### Stated problem
Pick out each line containing the string "with" and copy it.
## START Input rows
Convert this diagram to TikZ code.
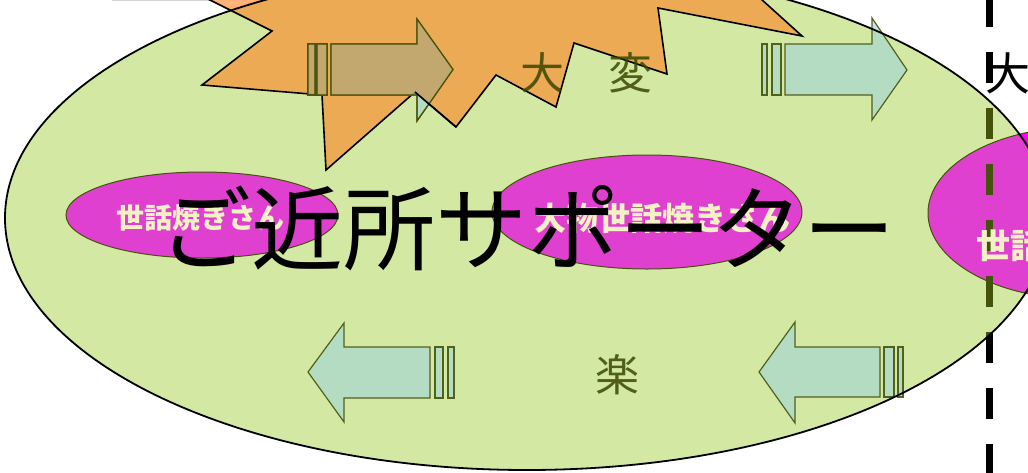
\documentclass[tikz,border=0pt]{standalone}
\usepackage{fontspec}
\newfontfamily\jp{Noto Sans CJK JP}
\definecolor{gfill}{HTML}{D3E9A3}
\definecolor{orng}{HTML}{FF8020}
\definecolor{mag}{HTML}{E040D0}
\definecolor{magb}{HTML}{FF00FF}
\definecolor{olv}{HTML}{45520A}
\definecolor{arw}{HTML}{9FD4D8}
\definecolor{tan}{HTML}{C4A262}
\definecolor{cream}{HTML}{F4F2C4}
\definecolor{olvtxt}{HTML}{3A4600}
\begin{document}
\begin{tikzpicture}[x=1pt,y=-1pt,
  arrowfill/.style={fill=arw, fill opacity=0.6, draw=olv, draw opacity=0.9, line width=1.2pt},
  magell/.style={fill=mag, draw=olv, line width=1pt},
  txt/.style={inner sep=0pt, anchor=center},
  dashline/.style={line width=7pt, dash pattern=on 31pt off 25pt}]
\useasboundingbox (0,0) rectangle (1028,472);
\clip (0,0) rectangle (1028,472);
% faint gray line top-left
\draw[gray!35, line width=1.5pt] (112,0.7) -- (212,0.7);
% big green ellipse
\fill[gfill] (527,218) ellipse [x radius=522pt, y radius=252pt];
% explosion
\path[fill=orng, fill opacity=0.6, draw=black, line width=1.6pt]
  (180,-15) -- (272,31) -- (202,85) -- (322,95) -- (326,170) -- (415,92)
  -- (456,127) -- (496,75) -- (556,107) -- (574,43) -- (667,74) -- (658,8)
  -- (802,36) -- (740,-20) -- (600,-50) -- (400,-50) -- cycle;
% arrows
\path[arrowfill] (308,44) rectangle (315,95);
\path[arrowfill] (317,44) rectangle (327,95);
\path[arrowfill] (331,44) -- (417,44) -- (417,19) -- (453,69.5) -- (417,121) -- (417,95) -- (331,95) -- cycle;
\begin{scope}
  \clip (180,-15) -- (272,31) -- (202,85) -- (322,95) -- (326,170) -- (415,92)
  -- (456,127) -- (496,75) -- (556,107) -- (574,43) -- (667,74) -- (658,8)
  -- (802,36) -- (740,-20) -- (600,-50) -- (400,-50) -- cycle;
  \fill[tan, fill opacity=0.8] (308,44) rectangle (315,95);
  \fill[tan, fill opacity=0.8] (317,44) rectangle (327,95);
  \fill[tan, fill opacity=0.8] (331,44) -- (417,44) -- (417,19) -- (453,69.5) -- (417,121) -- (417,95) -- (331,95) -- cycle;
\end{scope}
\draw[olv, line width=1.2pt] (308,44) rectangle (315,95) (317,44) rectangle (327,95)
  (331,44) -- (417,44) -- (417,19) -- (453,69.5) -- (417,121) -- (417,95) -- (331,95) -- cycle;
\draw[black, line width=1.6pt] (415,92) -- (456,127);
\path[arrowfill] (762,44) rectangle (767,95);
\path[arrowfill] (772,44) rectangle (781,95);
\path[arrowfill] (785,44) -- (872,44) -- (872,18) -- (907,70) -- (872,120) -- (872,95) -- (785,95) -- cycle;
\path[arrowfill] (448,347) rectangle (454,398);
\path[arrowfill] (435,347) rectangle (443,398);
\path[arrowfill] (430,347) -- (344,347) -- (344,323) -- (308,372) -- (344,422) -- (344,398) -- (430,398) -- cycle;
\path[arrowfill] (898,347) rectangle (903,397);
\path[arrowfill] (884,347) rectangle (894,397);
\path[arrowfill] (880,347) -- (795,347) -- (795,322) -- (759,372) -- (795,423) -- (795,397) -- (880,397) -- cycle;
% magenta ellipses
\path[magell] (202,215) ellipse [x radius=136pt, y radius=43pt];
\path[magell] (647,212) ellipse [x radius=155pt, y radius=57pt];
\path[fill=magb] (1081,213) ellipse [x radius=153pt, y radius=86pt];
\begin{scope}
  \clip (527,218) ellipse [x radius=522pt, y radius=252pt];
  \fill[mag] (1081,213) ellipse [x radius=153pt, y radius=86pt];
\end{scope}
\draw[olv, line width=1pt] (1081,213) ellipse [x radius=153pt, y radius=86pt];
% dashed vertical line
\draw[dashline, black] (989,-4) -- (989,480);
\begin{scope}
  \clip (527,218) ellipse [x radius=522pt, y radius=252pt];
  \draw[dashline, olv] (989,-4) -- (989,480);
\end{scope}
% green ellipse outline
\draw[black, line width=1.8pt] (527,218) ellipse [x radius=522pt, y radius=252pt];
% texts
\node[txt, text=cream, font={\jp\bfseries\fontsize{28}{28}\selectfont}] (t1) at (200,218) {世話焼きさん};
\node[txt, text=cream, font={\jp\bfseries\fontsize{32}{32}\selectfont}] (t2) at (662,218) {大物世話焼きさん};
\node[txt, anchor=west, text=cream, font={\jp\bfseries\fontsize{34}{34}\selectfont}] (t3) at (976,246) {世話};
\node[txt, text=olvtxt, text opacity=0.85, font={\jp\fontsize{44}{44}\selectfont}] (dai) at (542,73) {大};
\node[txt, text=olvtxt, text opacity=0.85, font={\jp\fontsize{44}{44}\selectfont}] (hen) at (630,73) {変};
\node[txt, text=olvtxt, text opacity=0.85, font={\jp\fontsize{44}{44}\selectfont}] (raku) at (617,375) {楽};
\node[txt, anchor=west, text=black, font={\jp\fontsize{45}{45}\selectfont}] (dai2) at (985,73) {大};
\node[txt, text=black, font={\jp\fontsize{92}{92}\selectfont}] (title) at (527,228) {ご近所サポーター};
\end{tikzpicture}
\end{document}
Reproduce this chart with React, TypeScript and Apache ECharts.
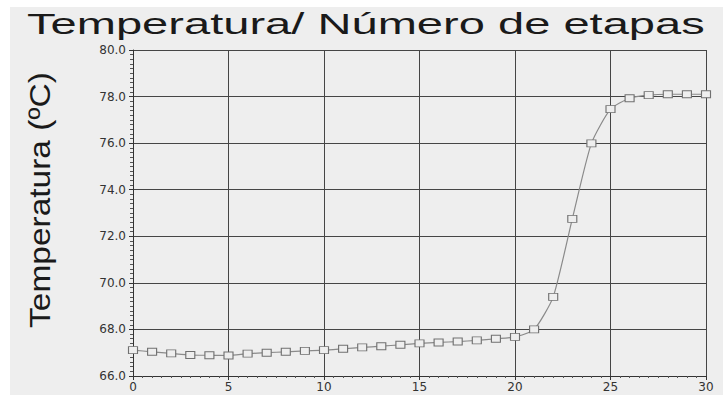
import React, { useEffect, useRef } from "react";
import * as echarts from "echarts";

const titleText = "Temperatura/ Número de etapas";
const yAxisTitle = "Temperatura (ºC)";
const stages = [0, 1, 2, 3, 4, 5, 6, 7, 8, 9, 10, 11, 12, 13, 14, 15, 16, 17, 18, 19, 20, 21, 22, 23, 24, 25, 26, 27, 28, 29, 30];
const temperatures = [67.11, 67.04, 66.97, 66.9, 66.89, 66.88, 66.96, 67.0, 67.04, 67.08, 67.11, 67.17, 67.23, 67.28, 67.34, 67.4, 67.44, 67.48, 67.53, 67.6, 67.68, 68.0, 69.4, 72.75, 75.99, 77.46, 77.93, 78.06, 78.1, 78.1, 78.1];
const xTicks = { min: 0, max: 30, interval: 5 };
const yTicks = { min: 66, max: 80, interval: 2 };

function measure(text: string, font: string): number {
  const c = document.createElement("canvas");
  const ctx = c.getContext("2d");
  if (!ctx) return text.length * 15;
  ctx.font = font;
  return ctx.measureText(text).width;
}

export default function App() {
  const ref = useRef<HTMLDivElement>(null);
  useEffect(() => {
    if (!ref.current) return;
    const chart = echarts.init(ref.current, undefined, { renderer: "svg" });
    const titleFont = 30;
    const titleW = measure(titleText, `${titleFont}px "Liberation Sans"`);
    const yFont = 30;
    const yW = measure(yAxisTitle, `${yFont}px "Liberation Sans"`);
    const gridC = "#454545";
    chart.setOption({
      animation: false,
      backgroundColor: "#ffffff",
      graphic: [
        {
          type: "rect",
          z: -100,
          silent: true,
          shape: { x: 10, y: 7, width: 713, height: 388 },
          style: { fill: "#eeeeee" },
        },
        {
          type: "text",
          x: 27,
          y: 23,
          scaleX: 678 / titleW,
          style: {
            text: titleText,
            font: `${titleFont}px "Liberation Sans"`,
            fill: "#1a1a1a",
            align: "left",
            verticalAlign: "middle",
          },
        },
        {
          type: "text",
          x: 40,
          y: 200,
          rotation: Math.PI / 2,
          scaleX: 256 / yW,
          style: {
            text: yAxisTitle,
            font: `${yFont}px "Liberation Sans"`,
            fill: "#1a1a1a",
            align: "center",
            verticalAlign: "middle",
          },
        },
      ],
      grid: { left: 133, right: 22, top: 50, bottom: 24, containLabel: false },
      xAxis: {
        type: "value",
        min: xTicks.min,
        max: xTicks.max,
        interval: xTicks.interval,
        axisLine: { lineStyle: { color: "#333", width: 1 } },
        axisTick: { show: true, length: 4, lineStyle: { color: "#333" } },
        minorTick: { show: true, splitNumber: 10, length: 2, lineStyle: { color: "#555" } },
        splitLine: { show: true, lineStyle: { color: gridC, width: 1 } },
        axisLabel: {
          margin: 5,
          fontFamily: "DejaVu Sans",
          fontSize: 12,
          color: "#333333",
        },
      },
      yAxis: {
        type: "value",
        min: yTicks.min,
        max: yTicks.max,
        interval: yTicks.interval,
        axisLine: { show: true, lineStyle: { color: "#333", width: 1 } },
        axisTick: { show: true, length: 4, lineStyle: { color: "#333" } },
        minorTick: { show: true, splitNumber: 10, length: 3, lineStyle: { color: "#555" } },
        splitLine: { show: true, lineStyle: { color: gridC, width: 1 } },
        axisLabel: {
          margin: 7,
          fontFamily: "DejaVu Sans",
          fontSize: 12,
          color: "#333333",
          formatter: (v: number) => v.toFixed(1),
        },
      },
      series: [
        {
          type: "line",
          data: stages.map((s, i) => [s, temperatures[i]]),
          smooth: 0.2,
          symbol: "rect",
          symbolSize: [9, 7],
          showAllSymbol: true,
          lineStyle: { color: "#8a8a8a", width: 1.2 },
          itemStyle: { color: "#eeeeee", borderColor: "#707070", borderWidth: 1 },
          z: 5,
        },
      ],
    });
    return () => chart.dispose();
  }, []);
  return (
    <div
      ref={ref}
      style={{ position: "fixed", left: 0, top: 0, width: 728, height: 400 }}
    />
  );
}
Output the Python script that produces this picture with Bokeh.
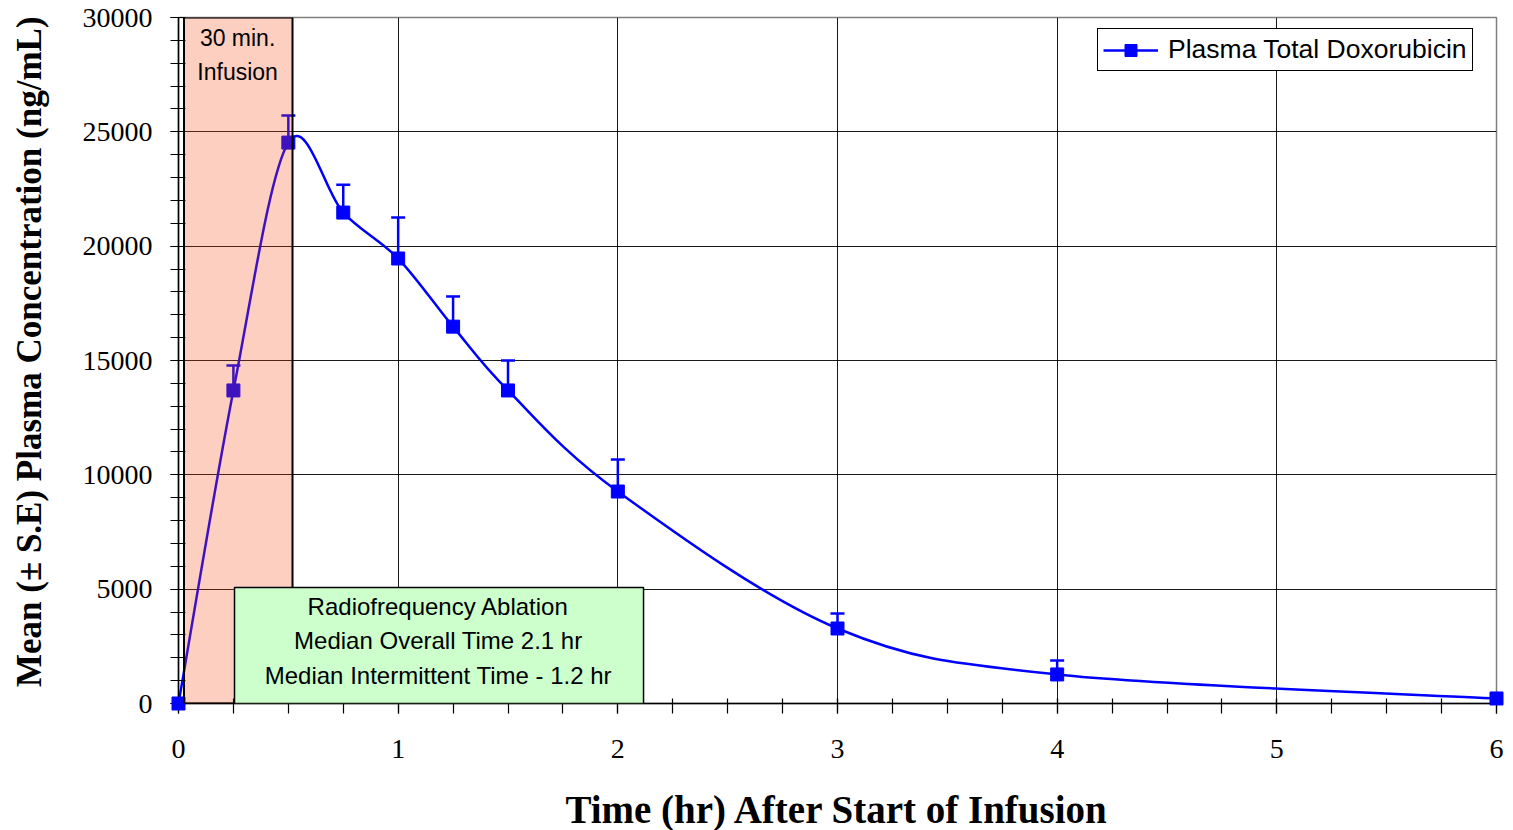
## END Input rows
### Response to the task
Reproduce this chart with React, TypeScript and Apache ECharts.
Output the Python script that produces this picture with Bokeh.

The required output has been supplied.